** START Extracted information **

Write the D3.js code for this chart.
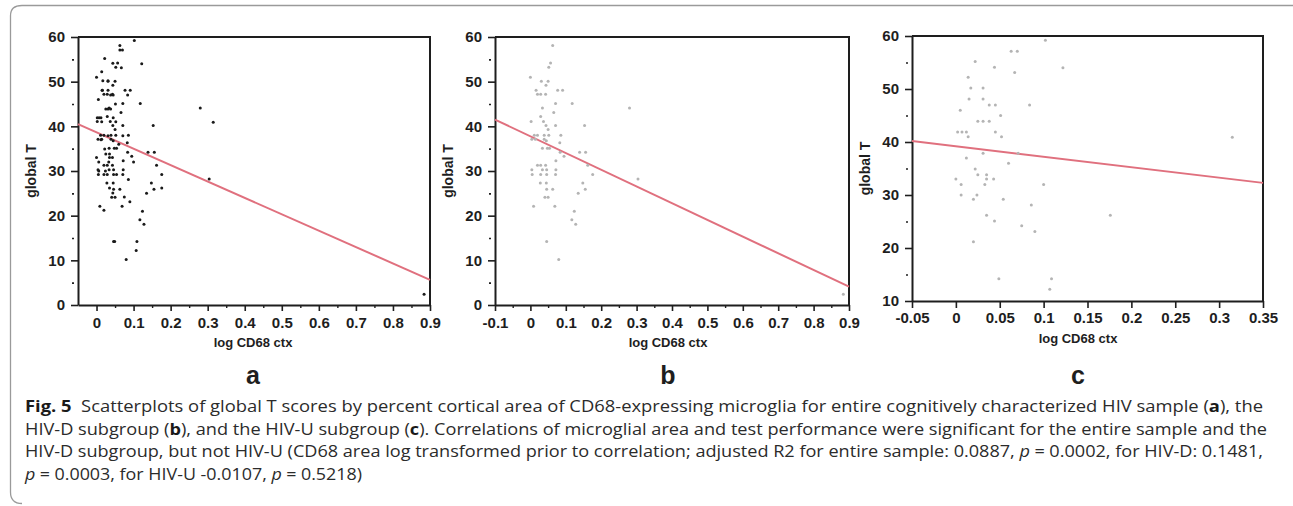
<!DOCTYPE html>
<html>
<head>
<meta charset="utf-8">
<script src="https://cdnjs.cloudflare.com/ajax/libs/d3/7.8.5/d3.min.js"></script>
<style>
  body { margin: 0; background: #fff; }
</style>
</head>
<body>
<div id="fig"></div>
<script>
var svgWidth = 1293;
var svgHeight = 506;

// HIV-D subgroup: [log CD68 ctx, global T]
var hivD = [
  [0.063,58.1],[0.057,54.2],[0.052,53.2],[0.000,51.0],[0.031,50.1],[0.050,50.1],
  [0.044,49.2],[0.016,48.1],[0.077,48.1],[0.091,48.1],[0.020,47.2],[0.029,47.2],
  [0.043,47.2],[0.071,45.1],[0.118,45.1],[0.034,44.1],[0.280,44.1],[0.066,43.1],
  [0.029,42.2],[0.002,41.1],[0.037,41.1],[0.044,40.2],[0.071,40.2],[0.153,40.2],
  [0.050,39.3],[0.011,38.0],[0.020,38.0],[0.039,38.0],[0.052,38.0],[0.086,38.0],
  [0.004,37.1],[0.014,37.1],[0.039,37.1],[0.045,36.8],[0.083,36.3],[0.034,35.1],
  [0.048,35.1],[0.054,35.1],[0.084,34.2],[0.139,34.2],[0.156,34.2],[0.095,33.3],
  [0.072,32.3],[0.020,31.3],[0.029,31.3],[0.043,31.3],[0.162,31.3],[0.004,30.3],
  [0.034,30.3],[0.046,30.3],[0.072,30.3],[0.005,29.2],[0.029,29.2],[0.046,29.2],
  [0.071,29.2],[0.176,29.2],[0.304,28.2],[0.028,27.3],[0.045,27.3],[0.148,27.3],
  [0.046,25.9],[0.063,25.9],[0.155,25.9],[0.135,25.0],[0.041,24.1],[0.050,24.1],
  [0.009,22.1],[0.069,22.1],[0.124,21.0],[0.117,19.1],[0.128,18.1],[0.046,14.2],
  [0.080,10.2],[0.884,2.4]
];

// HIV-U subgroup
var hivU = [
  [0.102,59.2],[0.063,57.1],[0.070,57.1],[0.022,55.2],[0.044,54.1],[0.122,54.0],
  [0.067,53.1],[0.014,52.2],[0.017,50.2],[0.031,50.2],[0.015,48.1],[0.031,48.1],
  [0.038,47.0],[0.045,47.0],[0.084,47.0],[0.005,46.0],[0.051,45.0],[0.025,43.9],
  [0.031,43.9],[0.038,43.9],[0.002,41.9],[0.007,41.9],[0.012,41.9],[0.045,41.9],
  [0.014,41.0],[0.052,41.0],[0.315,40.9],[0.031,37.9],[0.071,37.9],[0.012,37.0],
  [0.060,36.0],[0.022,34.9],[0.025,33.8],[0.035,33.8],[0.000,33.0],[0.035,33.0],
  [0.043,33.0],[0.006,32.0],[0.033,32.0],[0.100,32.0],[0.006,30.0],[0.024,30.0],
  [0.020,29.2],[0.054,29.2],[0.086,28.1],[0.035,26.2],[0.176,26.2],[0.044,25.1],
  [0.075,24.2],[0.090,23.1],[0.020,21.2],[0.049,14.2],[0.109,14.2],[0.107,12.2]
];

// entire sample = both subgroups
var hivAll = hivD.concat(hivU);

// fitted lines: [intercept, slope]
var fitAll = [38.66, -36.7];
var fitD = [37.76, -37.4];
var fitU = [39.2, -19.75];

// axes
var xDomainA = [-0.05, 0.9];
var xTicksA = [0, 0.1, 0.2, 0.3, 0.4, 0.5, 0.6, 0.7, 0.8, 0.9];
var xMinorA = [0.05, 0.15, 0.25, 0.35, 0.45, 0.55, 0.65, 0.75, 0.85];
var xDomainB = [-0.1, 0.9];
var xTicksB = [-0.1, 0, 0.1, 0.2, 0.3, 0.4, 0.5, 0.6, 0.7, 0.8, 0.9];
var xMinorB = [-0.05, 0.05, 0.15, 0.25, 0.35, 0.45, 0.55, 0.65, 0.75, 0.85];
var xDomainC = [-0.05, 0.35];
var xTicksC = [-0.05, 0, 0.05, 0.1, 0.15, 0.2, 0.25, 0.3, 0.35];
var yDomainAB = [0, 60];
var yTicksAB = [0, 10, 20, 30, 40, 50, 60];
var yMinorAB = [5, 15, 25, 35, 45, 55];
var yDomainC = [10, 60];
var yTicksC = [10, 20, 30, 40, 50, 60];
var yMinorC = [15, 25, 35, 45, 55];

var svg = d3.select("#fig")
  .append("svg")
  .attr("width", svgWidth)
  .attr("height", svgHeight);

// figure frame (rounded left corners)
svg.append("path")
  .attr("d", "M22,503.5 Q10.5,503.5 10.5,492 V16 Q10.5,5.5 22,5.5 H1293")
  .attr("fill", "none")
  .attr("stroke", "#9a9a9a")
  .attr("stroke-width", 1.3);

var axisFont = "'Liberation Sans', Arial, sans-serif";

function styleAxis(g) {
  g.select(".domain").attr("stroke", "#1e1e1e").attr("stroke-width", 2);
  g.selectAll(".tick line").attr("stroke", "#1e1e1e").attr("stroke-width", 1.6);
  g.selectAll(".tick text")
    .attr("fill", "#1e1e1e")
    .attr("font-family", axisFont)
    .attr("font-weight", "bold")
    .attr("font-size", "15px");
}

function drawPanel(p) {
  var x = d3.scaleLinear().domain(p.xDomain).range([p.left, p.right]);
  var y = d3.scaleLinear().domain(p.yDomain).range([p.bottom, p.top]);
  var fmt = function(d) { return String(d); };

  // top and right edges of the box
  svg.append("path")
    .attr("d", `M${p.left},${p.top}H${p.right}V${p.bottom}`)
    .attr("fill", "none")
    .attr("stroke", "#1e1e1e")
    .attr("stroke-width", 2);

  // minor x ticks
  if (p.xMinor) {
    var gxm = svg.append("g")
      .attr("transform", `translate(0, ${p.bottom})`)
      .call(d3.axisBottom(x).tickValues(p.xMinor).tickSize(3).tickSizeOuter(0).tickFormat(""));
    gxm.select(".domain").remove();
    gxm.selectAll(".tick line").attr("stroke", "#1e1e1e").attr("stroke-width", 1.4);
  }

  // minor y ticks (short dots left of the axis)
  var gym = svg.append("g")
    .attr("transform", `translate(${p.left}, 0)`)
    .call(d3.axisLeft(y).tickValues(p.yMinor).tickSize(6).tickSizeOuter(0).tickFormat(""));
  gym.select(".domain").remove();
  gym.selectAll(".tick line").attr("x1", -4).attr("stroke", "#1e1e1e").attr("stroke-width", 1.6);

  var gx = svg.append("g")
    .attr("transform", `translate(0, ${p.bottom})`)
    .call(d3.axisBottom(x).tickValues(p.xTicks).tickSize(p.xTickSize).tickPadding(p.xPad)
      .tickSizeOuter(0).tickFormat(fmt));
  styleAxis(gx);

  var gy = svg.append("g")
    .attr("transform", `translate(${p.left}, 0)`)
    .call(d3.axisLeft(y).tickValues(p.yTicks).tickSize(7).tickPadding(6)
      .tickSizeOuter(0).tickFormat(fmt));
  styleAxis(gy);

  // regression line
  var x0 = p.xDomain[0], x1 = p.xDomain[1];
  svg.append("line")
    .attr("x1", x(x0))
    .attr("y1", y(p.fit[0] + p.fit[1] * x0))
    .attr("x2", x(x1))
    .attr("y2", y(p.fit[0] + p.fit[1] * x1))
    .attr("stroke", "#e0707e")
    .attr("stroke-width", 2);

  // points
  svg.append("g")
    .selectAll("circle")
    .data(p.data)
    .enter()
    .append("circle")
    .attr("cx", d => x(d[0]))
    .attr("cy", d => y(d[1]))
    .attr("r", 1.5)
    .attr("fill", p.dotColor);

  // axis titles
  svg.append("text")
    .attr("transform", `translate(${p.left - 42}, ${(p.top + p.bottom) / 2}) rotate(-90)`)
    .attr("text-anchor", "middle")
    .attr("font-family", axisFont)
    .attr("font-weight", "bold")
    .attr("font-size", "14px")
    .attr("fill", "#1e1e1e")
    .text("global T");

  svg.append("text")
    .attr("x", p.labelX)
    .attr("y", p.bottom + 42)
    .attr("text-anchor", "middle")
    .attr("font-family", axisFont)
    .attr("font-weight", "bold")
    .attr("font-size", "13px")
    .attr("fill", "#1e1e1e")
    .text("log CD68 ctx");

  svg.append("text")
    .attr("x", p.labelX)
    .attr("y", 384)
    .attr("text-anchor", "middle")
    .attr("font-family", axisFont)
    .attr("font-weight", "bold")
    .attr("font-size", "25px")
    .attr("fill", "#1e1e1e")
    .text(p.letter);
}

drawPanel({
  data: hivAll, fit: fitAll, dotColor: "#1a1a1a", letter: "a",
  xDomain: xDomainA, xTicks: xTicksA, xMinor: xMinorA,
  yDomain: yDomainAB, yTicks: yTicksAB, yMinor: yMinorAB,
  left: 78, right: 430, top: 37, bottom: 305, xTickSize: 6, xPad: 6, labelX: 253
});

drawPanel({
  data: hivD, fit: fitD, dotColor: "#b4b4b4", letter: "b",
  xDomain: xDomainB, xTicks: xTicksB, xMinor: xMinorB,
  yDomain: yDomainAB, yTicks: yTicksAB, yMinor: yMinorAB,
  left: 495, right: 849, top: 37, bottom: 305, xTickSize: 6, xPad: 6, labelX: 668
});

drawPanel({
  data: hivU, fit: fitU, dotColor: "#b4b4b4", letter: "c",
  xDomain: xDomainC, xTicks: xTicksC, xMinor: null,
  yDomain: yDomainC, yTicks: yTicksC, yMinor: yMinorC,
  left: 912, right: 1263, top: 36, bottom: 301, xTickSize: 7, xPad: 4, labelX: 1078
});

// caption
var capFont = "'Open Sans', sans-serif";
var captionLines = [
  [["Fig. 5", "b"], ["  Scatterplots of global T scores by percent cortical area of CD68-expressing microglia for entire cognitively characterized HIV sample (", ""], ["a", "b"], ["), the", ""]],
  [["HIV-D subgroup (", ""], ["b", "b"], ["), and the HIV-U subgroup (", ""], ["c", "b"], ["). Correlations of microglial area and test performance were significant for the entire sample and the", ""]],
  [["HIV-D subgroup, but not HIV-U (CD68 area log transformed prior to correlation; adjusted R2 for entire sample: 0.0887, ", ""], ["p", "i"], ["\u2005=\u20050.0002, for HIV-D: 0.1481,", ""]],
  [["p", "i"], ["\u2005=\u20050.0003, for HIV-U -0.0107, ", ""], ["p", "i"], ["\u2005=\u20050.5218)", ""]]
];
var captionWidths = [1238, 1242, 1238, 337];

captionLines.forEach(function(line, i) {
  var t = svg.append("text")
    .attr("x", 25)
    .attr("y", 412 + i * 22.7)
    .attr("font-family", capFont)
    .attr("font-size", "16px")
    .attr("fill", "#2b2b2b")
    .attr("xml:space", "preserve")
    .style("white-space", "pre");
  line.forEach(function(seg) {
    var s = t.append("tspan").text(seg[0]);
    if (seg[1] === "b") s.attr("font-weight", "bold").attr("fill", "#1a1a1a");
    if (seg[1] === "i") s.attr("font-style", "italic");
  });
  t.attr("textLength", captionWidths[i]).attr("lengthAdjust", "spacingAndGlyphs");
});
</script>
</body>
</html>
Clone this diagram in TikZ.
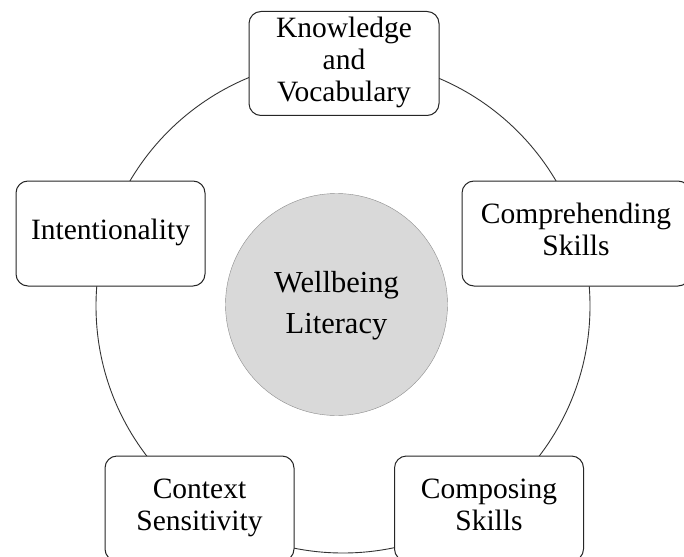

** END Extracted information **

### Exercise aim:
Begin with the first line of the records and repeat every line up to the one with "var svgHeight = 506;", counting that line too. Pictures are not part of the copy.

### Written solution:
Write the D3.js code for this chart.
<!DOCTYPE html>
<html>
<head>
<meta charset="utf-8">
<script src="https://cdnjs.cloudflare.com/ajax/libs/d3/7.8.5/d3.min.js"></script>
<style>
  body { margin: 0; background: #fff; }
</style>
</head>
<body>
<div id="fig"></div>
<script>
var svgWidth = 1293;
var svgHeight = 506;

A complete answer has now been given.